One of my fan fail customers sent me an extra OEM fan fail unit he had. What he found with his OEM fans were tripping his 40 amp fan breaker very quickly it would kick off then on a few second and keep repeating. He has ordered a clamp on DC current meter to read the real fan currents.
This is the first OEM fan fail I have had in my hands. I bench tested it and what it does is turn on the fan fail light when total fan current is below 20 amps. It does not compare the fan currents, inside the unit the two fan terminals are connected. The plastic case is very brittle (I guess from heat) so it shattered when I tried to open the unit. It looks like there is a reed relay in a fine wire coil that gets powered with the fan relay voltage input. Then there is four turns of heave gauge wire wrapped around that coil that carries the fan current and counteracts the fine coil.

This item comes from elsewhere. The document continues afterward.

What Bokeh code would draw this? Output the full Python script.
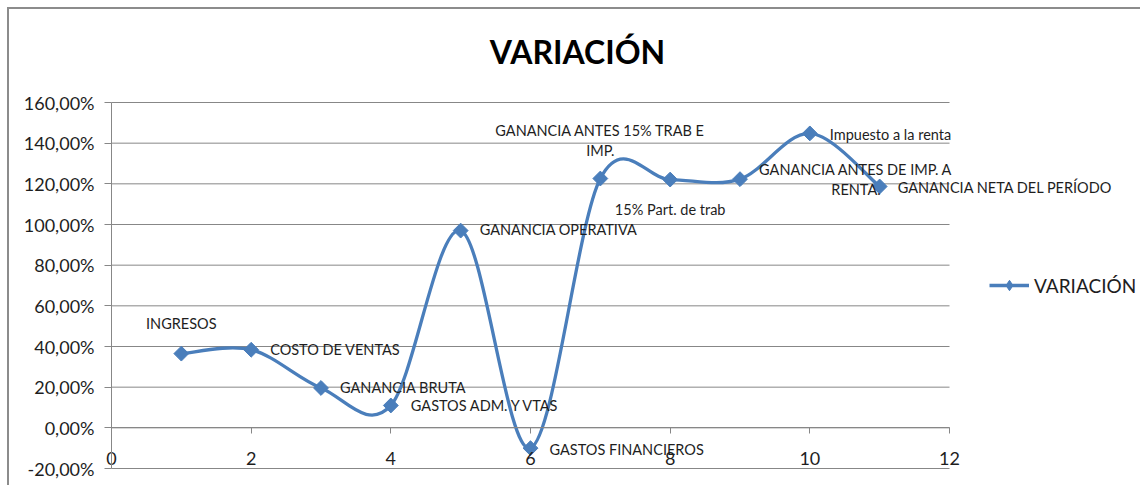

I measured the voltage drop when both fans were powered drawing 10 amps each. One fan pin dropped 0.105 volts and the other fan pin dropped 0.080 volts. So that voltage drop is what produces the heating of the unit (1.85 watts) plus the fine coil current of 63 ma at 14 volts (0.88 watts). Of course when your fans draw more than 10 amps the heating increases.
My electronic fused fan fail drops 0.036 volts and 0.035 volts with the same 10 amp loads. My standby current is 10 ma. at 14 volts.